GIVEN INFORMATION:
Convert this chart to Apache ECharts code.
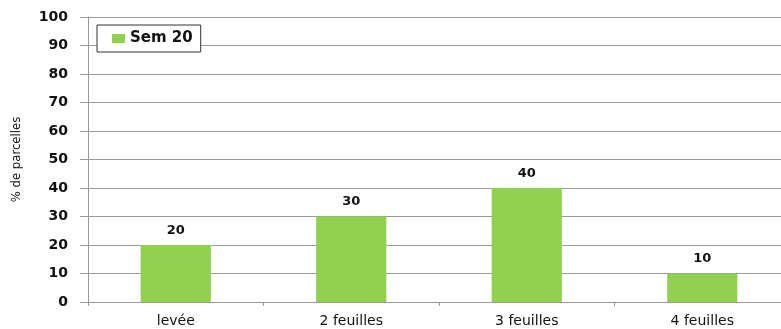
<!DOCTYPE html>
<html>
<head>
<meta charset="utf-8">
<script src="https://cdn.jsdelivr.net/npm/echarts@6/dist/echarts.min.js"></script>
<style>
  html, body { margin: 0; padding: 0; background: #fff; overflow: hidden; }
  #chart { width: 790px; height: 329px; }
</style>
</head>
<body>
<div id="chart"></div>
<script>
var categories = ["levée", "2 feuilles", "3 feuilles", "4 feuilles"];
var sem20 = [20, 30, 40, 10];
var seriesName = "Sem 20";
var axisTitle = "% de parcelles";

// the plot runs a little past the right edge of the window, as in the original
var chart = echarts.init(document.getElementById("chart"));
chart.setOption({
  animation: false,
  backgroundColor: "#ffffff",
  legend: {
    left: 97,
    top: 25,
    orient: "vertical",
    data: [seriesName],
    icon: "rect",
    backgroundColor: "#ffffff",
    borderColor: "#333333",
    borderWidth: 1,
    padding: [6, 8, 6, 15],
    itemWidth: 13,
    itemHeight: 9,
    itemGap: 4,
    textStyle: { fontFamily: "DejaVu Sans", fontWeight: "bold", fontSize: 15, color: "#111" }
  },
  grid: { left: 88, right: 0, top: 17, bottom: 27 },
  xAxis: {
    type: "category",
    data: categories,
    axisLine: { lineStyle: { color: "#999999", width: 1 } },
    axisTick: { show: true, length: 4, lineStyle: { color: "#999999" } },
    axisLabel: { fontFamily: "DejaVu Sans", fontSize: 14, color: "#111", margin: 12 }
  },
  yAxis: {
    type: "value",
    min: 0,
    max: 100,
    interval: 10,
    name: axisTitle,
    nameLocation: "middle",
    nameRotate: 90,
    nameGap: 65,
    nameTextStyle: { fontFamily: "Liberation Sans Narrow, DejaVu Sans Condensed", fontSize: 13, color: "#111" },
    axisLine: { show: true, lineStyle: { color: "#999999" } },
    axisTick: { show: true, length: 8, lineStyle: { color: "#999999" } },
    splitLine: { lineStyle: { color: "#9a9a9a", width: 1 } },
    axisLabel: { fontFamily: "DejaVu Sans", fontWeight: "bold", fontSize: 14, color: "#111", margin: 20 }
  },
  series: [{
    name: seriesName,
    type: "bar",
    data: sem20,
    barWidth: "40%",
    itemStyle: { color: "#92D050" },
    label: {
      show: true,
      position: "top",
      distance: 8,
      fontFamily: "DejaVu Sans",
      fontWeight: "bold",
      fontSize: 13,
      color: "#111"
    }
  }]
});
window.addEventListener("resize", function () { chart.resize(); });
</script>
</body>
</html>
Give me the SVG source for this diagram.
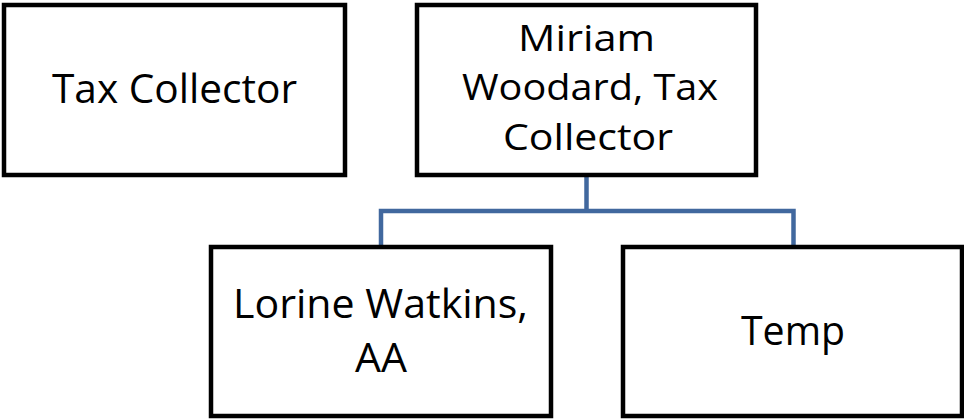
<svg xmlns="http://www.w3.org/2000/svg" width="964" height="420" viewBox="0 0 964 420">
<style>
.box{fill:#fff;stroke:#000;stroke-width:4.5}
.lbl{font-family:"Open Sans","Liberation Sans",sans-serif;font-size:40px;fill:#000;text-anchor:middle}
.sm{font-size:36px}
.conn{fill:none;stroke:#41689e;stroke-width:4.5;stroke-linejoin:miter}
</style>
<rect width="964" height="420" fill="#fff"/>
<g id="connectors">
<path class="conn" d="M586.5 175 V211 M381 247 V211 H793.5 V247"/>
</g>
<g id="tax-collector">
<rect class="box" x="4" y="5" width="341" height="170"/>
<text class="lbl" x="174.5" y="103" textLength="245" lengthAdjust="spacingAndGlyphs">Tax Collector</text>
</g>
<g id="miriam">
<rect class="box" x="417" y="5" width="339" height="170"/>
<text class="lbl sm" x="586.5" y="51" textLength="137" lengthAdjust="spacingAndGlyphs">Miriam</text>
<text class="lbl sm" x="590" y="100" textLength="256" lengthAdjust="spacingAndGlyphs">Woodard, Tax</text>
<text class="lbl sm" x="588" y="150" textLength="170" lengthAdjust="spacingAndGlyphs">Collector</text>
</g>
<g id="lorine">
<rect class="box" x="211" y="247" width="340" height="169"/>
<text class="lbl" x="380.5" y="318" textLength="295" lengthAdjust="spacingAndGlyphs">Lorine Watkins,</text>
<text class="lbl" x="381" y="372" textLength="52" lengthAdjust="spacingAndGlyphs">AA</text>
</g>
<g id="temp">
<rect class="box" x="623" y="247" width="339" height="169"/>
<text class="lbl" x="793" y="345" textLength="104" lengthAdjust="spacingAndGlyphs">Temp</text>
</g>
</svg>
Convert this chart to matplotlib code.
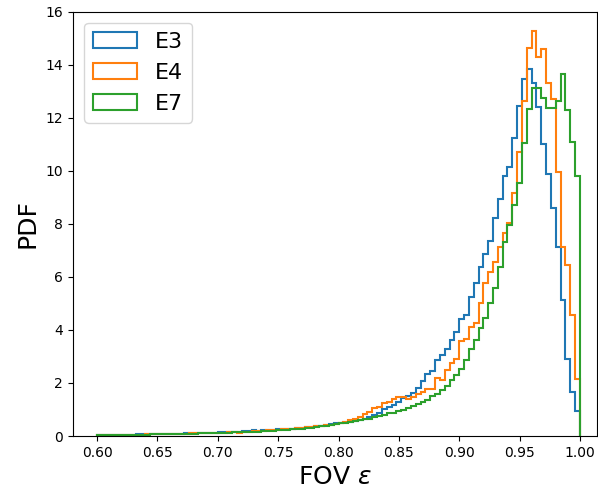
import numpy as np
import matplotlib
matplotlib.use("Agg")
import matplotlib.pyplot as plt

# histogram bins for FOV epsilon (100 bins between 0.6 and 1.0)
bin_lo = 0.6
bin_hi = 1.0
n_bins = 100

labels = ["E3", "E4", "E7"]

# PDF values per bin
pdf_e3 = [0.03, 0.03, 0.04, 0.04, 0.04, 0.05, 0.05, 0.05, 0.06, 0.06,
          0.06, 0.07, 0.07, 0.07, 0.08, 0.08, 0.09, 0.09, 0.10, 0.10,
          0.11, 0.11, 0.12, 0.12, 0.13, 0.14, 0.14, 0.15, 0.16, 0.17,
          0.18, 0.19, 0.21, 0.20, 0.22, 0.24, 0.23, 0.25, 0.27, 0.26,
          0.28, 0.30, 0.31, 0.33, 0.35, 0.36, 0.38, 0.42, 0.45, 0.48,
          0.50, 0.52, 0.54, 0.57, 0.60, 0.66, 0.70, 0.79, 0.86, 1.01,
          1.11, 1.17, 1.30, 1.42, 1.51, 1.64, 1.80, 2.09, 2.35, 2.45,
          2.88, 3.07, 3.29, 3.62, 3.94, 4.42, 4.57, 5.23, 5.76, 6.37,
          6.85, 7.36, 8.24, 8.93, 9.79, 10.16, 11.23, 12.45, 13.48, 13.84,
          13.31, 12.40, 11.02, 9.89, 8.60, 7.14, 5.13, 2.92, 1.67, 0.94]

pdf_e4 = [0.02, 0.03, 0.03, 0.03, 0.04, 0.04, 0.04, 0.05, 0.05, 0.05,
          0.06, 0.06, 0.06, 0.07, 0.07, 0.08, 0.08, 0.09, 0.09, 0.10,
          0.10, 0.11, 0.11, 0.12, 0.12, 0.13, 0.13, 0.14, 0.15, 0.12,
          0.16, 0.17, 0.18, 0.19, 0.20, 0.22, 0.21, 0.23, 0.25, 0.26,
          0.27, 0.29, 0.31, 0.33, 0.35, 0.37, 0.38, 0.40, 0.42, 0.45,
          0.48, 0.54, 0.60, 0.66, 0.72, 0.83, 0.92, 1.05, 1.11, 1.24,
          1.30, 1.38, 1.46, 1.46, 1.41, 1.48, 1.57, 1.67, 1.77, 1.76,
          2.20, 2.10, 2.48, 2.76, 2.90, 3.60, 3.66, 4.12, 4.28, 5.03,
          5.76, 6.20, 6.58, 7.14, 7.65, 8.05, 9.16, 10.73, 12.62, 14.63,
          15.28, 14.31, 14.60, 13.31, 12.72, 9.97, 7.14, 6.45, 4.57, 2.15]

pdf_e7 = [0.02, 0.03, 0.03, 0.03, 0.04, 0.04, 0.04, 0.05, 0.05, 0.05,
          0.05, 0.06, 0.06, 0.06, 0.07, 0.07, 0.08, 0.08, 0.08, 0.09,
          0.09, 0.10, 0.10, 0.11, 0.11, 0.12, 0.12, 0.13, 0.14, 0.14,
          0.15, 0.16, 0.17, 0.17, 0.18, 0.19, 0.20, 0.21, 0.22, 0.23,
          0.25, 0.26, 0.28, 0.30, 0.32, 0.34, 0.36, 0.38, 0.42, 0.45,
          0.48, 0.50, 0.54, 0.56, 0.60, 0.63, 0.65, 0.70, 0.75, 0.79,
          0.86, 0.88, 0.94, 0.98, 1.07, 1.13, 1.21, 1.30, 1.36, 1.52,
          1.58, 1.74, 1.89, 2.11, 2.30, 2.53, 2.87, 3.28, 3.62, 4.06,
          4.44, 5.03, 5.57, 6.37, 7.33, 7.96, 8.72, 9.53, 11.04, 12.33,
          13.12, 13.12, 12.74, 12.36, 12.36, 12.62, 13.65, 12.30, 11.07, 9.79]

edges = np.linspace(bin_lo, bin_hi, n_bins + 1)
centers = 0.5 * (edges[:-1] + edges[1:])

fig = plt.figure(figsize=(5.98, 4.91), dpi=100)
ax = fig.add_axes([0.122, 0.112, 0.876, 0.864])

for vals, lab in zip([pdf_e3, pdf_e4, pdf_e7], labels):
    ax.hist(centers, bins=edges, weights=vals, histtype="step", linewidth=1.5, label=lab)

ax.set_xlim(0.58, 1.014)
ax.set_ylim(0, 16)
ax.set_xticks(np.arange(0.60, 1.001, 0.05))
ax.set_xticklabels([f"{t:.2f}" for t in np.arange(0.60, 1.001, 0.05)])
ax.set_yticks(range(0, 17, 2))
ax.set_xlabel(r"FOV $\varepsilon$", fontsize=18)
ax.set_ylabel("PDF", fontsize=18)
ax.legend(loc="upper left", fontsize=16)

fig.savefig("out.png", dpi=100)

PROBLEM STATEMENT: Look for the word "this" and return every line where it occurs.

EXERCISE RESPONSE:
Convert this chart to Apache ECharts code.
Give me the SVG source for this diagram.
Convert this chart to matplotlib code.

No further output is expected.